The source novel surely owes a debt to Guy de Maupassant’s short story The Hand, which likewise plays with the idea of a disembodied hand strangling victims from beyond the grave, only to offer a not-quite-reassuring rational explanation. But we can go further back and credit the inspiration to Algernon Swinburne — when Maupassant saved the poet from drowning, he rewarded his rescuer with an ashtray made from a human hand. As you do. I have to presume that the young writer, sat at his desk, Gauloise in hand, casting around for inspiration, seized upon the first interesting thing to catch his eye. A good thing for French literature he didn’t alight upon his waste-paper basket made from a human arse, or his paperweight made from a fossilised spleen. In fact, Maupassant’s study was decorated with the disassembled parts of an entire human being, gifted to him by Swinburne. Possibly they were the parts of Swinburne himself. But astute readers will have realized I stopped telling the truth here some time ago, though they may be surprised to learn how late in the paragraph the fantasy takes over.


A very good bit — Lorre hears scuttling, and the previous astrology books on his shelves start to nudge outwards in a creeping series — the hand is crawling behind them! Swiping the volumes to the floor, Lorre searches out the stray extremity, and Florey tracks along INSIDE the bookshelf, behind the books, until the wriggling thing is discovered, cornered, and Lorre smiles with genuine pleasure at catching it. He then hammers a nail through it, seals it in the safe, and reports to Robert Alda, “I locked it up.” But Fiona misheard this, owing to Lorre’s thick accent, as “I looked it up,” and imagined that he had somehow tracked it down on the bookshelf under H for Hand, or possibly B for Beast. It’s a nice idea — why has there not been a remake to exploit this possibility? One thinks, of course, of the very good “A Farewell to Arms” gag in EVIL DEAD II…

15 Responses to “Five Little Dancing Fingers”

  1. Could it be that Swinburne didn’t want to be sauvé des eaux, so he bough the vilest “gee, thanks” gift he could find?

    That picture of the hand on the bookshelf, is his finger caught in something? Why doesn’t he run off down the wall, like a cat?

  2. The weird thing about the bookshelf shot is that it’s filmed THROUGH the fourth wall, helpfully rendered invisible. So the hand is trapped between shelf, book, invisible wall and the smiling Peter.
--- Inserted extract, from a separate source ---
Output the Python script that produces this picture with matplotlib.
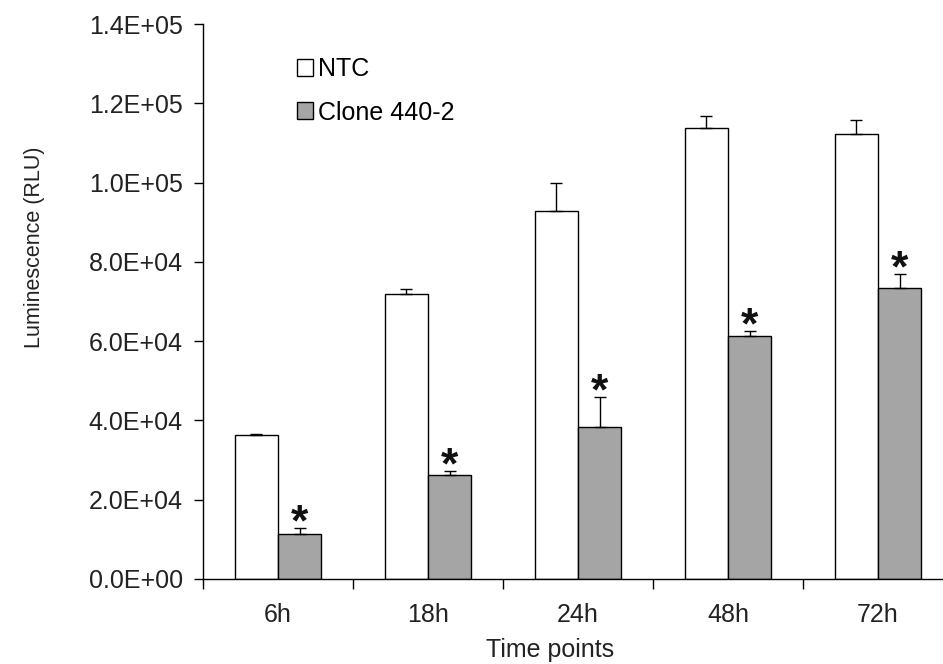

  3. Don’t forget “Thing” from The Addams Family, and its place of origin — Whale’s The Old Dark House

  4. The whole Addams Family owes a bit of a debt to Whale’s gothic eccentricity. In the movie, a hand on a banister turns out not to be attached to the person we first see, but it IS attached to somebody. Either Thing was developed from that moment, or from this movie — but the similarity here (he even emerges from a box) is such that I can’t imagine the two being, er, unconnected.

  5. The connection is Addams seeing that shot and imagining a disembodied hand having a life of its own.
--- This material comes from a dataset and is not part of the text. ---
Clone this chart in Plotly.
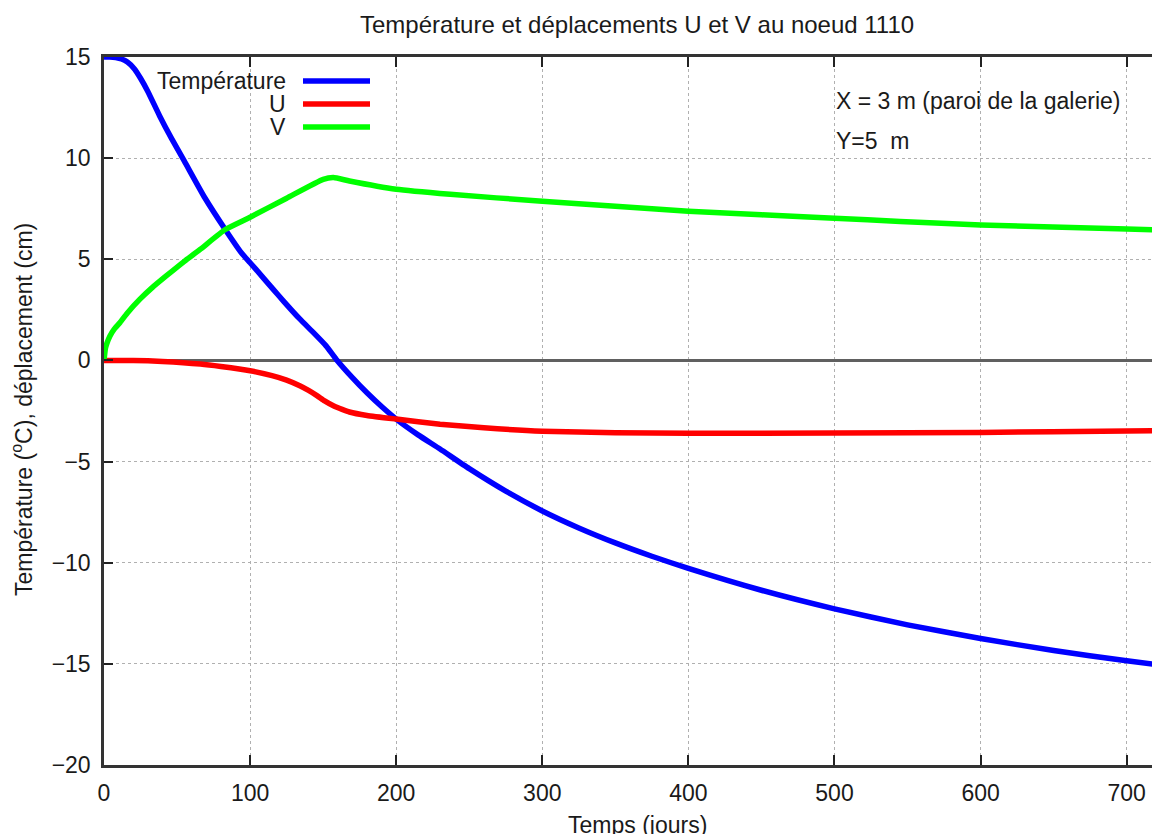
import plotly.graph_objects as go

# ---- data ----
days_T = [0, 4, 8, 12, 16, 21, 25, 30, 38, 46, 55, 69, 83, 94, 100, 108, 116, 123, 134,
          143, 152, 159, 170, 180, 190, 200, 215, 230, 250, 275, 300, 325, 350, 375, 400,
          450, 500, 550, 600, 650, 700, 723]
temperature = [15.0, 15.0, 14.97, 14.9, 14.75, 14.4, 13.95, 13.3, 12.1, 11.0, 9.85, 8.04,
               6.47, 5.32, 4.83, 4.17, 3.5, 2.92, 2.05, 1.4, 0.72, 0.05, -0.85, -1.6, -2.28,
               -2.9, -3.68, -4.38, -5.35, -6.46, -7.44, -8.28, -9.02, -9.68, -10.28,
               -11.36, -12.28, -13.07, -13.75, -14.34, -14.85, -15.06]

days_U = [0, 20, 40, 66, 80, 100, 115, 125, 134, 140, 146, 151, 157, 163, 168, 180, 200,
          230, 260, 300, 350, 400, 500, 600, 700, 723]
u_disp = [0.0, 0.0, -0.05, -0.18, -0.3, -0.51, -0.75, -0.97, -1.25, -1.48, -1.75, -2.0,
          -2.24, -2.42, -2.55, -2.72, -2.9, -3.15, -3.33, -3.5, -3.57, -3.6, -3.59, -3.56,
          -3.49, -3.48]

days_V = [0, 1, 2, 4, 7, 11, 16, 24.6, 33, 43, 55, 66, 83, 100, 125, 150, 157, 168, 200,
          237, 300, 350, 400, 450, 500, 545, 600, 700, 723]
v_disp = [0.0, 0.6, 0.85, 1.2, 1.55, 1.88, 2.35, 3.03, 3.6, 4.2, 4.9, 5.5, 6.47, 7.08,
          8.02, 8.95, 9.04, 8.87, 8.46, 8.21, 7.87, 7.62, 7.38, 7.2, 7.03, 6.87, 6.7, 6.5,
          6.44]

series_names = ["Température", "U", "V"]
series_colors = ["#0000ff", "#ff0000", "#00ff00"]

x_ticks = [0, 100, 200, 300, 400, 500, 600, 700]
y_ticks = [-20, -15, -10, -5, 0, 5, 10, 15]

FONT = "Liberation Sans, Arial, sans-serif"
FS = 23
TXT = "#1a1a1a"

fig = go.Figure()
for xs, ys, name, col in [(days_T, temperature, series_names[0], series_colors[0]),
                          (days_U, u_disp, series_names[1], series_colors[1]),
                          (days_V, v_disp, series_names[2], series_colors[2])]:
    fig.add_trace(go.Scatter(x=xs, y=ys, mode="lines", name=name,
                             line=dict(color=col, width=5.5, shape="spline", smoothing=0.5),
                             showlegend=False))

# page body has an 8px margin: the figure is placed at (8, 8) in the window
OFF = 8
W, H = 1160, 834
L, R, T, B = 96, 8, 49, 77
pw, ph = W - L - R, H - T - B


def px_x(p):  # window pixel -> paper x
    return (p - OFF - L) / pw


def px_y(p):  # window pixel -> paper y
    return (H - B - (p - OFF)) / ph


annotations = []
shapes = []
# legend (gnuplot style: text right-aligned, sample line to the right)
legend_rows = [81, 104, 127]
for name, col, yy in zip(series_names, series_colors, legend_rows):
    annotations.append(dict(text=name, x=px_x(288), y=px_y(yy), xref="paper", yref="paper",
                            xanchor="right", yanchor="middle", showarrow=False,
                            font=dict(family=FONT, size=FS, color=TXT)))
    shapes.append(dict(type="line", xref="paper", yref="paper",
                       x0=px_x(303), x1=px_x(370), y0=px_y(yy), y1=px_y(yy),
                       line=dict(color=col, width=5.5)))

annotations += [
    dict(text="X = 3 m (paroi de la galerie)", x=px_x(834), y=px_y(101), xref="paper",
         yref="paper", xanchor="left", yanchor="middle", showarrow=False,
         font=dict(family=FONT, size=FS, color=TXT)),
    dict(text="Y=5\u00a0 m", x=px_x(834), y=px_y(141), xref="paper",
         yref="paper", xanchor="left", yanchor="middle", showarrow=False,
         font=dict(family=FONT, size=FS, color=TXT)),
    dict(text="Température et déplacements U et V au noeud 1110", x=px_x(637), y=px_y(25),
         xref="paper", yref="paper", xanchor="center", yanchor="middle", showarrow=False,
         font=dict(family=FONT, size=24, color=TXT)),
    dict(text="Temps (jours)", x=px_x(637), y=px_y(825), xref="paper", yref="paper",
         xanchor="center", yanchor="middle", showarrow=False,
         font=dict(family=FONT, size=FS, color=TXT)),
    dict(text="Température (<sup>o</sup>C), déplacement (cm)", x=px_x(22), y=px_y(410),
         xref="paper", yref="paper", xanchor="center", yanchor="middle", showarrow=False,
         textangle=-90, font=dict(family=FONT, size=FS, color=TXT)),
]

fig.update_layout(
    width=W, height=H,
    margin=dict(l=L, r=R, t=T, b=B, pad=0),
    paper_bgcolor="white", plot_bgcolor="white",
    font=dict(family=FONT, size=FS, color=TXT),
    showlegend=False,
    annotations=annotations,
    shapes=shapes,
    xaxis=dict(range=[0, 722.8], tickvals=x_ticks, ticks="inside", ticklen=10,
               tickwidth=1.5, tickcolor="#222", showline=True, linecolor="#333",
               linewidth=2.5, mirror="ticks", showgrid=True, gridcolor="#b0b0b0",
               griddash="dot", gridwidth=1, zeroline=False,
               tickfont=dict(family=FONT, size=FS, color=TXT), ticklabelstandoff=6),
    yaxis=dict(range=[-20, 15], tickvals=y_ticks,
               ticktext=["\u221220", "\u221215", "\u221210", "\u22125", "0", "5", "10", "15"],
               ticks="inside", ticklen=9, tickwidth=1.5, tickcolor="#222",
               showline=True, linecolor="#333", linewidth=2.5, mirror=False,
               showgrid=True, gridcolor="#b0b0b0", griddash="dot", gridwidth=1,
               zeroline=True, zerolinecolor="#606060", zerolinewidth=2.5,
               tickfont=dict(family=FONT, size=FS, color=TXT), ticklabelstandoff=6),
)

fig.write_html("out.html")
    I imagine Whale found this quite amusing.

  6. But did Addams invent Thing before 1946? It seems not: one impetus for his macabre cartoons was a collaboration with Ray Bradbury in that year, illustrating stories about the sinister “Elliot Family.” By the time Addams started on his own family, he had ample time to have seen Peter Lorre’s little pal, whether he consciously remembered it or not…

  7. Don’t forget Robert Wiene’s Orlacs Hände (1924), starring none other than Conrad Veidt, which was remade by Karl Freund in 1935 as Mad Love, starring … Peter Lorre! The source of the films is a novel by Maurice Renard called Les Mains d’Orlac.
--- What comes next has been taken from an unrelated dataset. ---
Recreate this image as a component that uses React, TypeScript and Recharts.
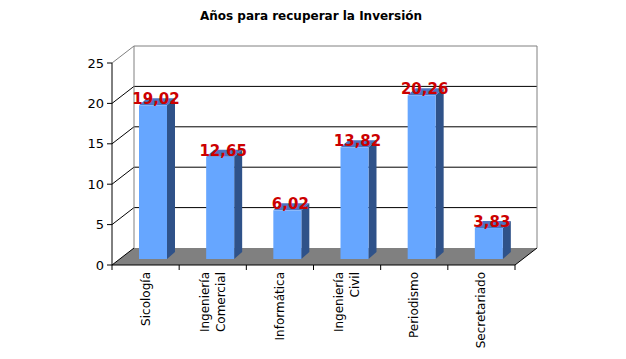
import React from "react";
import { BarChart, Bar, XAxis, YAxis, CartesianGrid, LabelList } from "recharts";

const categories = ["Sicología", "Ingeniería\nComercial", "Informática", "Ingeniería\nCivil", "Periodismo", "Secretariado"];
const years = [19.02, 12.65, 6.02, 13.82, 20.26, 3.83];
const yTicks = [0, 5, 10, 15, 20, 25];

const data = categories.map((c, i) => ({ name: c, value: years[i] }));

const FONT = "'DejaVu Sans', Verdana, sans-serif";
// depth of the back wall and position of the bars inside it
const DX = 22;
const DY = 17;
const BX = 7;
const BY = 6;
const BD = 8;
const BDY = 7;

const Bar3D = (props: any) => {
  const { x, y, width, height } = props;
  const fx = x + BX;
  const fy = y - BY;
  return (
    <g>
      <polygon
        points={`${fx},${fy} ${fx + BD},${fy - BDY} ${fx + width + BD},${fy - BDY} ${fx + width},${fy}`}
        fill="#4d74c2"
      />
      <polygon
        points={`${fx + width},${fy} ${fx + width + BD},${fy - BDY} ${fx + width + BD},${fy - BDY + height} ${fx + width},${fy + height}`}
        fill="#2f5289"
      />
      <rect x={fx} y={fy} width={width} height={height} fill="#66a6ff" />
    </g>
  );
};

const GridLine = (props: any) => {
  const { x1, y1, x2, index } = props;
  const top = props.y ?? 63;
  const bottom = top + (props.height ?? 202);
  const isTop = Math.abs(y1 - top) < 1;
  const isFloor = Math.abs(y1 - bottom) < 1;
  const col = isTop ? "#808080" : "#000";
  return (
    <g key={`g-${index}`}>
      {isFloor && (
        <polygon
          points={`${x1},${y1} ${x2},${y1} ${x2 + DX},${y1 - DY} ${x1 + DX},${y1 - DY}`}
          fill="#808080"
        />
      )}
      {isTop && (
        <>
          <line x1={x1 + DX} y1={y1 - DY} x2={x1 + DX} y2={bottom - DY} stroke="#808080" />
          <line x1={x2 + DX} y1={y1 - DY} x2={x2 + DX} y2={bottom - DY} stroke="#808080" />
        </>
      )}
      <line x1={x1} y1={y1} x2={x1 + DX} y2={y1 - DY} stroke={col} />
      {isFloor ? (
        <line x1={x2} y1={y1} x2={x2 + DX} y2={y1 - DY} stroke="#000" />
      ) : (
        <line x1={x1 + DX} y1={y1 - DY} x2={x2 + DX} y2={y1 - DY} stroke={col} />
      )}
    </g>
  );
};

const CategoryTick = (props: any) => {
  const { x, y, payload, index } = props;
  const band = 403 / categories.length;
  const lines = String(payload.value).split("\n");
  const lh = 16;
  return (
    <g>
      <line x1={x - band / 2} y1={y - 8} x2={x - band / 2} y2={y - 3} stroke="#000" />
      {index === categories.length - 1 && (
        <line x1={x + band / 2} y1={y - 8} x2={x + band / 2} y2={y - 3} stroke="#000" />
      )}
      {lines.map((l, i) => {
        const cx = x + (i - (lines.length - 1) / 2) * lh + 4;
        return (
          <text
            key={i}
            x={cx}
            y={272}
            transform={`rotate(-90 ${cx} 272)`}
            textAnchor="end"
            fontSize={12}
            fontFamily={FONT}
            fill="#000"
          >
            {l}
          </text>
        );
      })}
    </g>
  );
};

const ValueLabel = (props: any) => {
  const { x, y, width, value } = props;
  return (
    <text
      x={x + BX + width / 2 + 3}
      y={y - 7}
      textAnchor="middle"
      fontSize={15}
      fontWeight="bold"
      fontFamily={FONT}
      fill="#cc0000"
    >
      {Number(value).toFixed(2).replace(".", ",")}
    </text>
  );
};

export default function App() {
  return (
    <div style={{ position: "absolute", left: 0, top: 0, width: 626, height: 359, background: "#fff" }}>
      <div
        style={{
          position: "absolute",
          left: 0,
          top: 9,
          width: 622,
          textAlign: "center",
          fontFamily: FONT,
          fontWeight: "bold",
          fontSize: 12,
        }}
      >
        Años para recuperar la Inversión
      </div>
      <BarChart width={626} height={359} data={data} margin={{ top: 63, right: 111, bottom: 0, left: 0 }}>
        <CartesianGrid vertical={false} horizontal={GridLine} />
        <YAxis
          domain={[0, 25]}
          ticks={yTicks}
          width={112}
          interval={0}
          axisLine={{ stroke: "#000" }}
          tickLine={{ stroke: "#000" }}
          tickSize={5}
          tickMargin={3}
          tick={{ fontSize: 13, fill: "#000", fontFamily: FONT }}
        />
        <XAxis
          dataKey="name"
          height={94}
          interval={0}
          axisLine={{ stroke: "#000" }}
          tickLine={false}
          tick={<CategoryTick />}
        />
        <Bar dataKey="value" barSize={28} shape={<Bar3D />} isAnimationActive={false}>
          <LabelList dataKey="value" content={<ValueLabel />} />
        </Bar>
      </BarChart>
    </div>
  );
}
    I’ve got the Warner Archive disk of Beast with Five Fingers, which I’ve set aside for Halloween. I guess I could do a severed-hand triple feature.

  8. The Old Dark House is from 1932.

  9. My point is that probably Maupassant inspired the source novel of 5 Fingers, and that the move surely inspired the identical character in Addams cartoons — whatever the artist claimed as his inspiration.

    So The Old Dark House predates Beast, but Beast still predates Addams’ drawing of a disembodied hand that emerges from a box, exactly as in the Florey-Lorre film.

    Then there’s Bunuel, who borrowed the sliding paw for The Exterminating Angel.

  10. Just to complicate things more, the Addams character who became Uncle Fester rather resembles Lorre in appearance.

  11. Buñuel, My Last Sigh, Page 189:
    “I also tried working for Robert Florey, who was making The Beast With Five Fingers, starring Peter Lorre. At his suggestion, I thought up a scene that shows the beast, a living hand, moving through a library. Lorre and Florey liked it, but the producer absolutely refused to use it. When I saw the film later in Mexico, there was my scene in all its original purity. I was on the verge of suing them when someone warned me that Warner Brothers had sixty-four lawyers in New York alone. Needless to say, I dropped the whole idea.”

  12. For the record, Addams’s original Thing was not clearly disconnected from anybody.

    I believe it started with a cartoon showing the family relaxing and listening to a victrola — with two human arms reaching from inside the cabinet to change the records. It wasn’t clear if somebody was inside the cabinet (he’d have to be strangely built) or if the arms were attached somehow. Trying to remember if Addams ever revisited the idea in his cartoons.

    Created for the TV series, Thing was a hand that would pop up from boxes placed all over the house — a naked hand puppet, really. Wrist and some arm were always there, undisguised. It was implied but never made explicit that there wasn’t a person attached. Ted Cassidy, who played Lurch the butler, provided the expressive fingerwork for Thing.

    The movie was the first time I recall seeing Thing as an untethered and mobile body part, but there were some Hanna Barbara cartoon shows inspired by the TV series that may have introduced the idea for animated gags.

    Remembering “Beast with Five Fingers” from long ago. Beyond Lorre struggling with the unstoppable hand, I seem to recall the movie ending with a dumb gag involving a French policeman talking to the camera. For a long time I conflated this with “Mad Love,” also involving Lorre and delinquent digits.

  13. The French policeman is Welles’ favourite bad actor, J Carroll Naish (according to the disputed Jaglom book). It’s a magnificently eggy finish, entirely wrong for the movie and hideously protracted. I guess they felt after all that gruesomeness they’d better “leave ’em laughing” to avoid complaints.

    Hmm, so Thing evolved into his disembodied state, suggesting maybe he could have started life inspired by The Old Dark House and kind of swallowed up the influence of B5 along the way.

  14. I prefer the idea that Thing is not a disembodied hand, but rather connected to some sort of extra-dimensional being.

  15. A Dweller in Outer Darkness! A Lurker on the Threshold! A Reacher-Through from Beyond Our Realm!

    This undoubtedly would work more easily with the TV version than the movie version, and is quite evocative.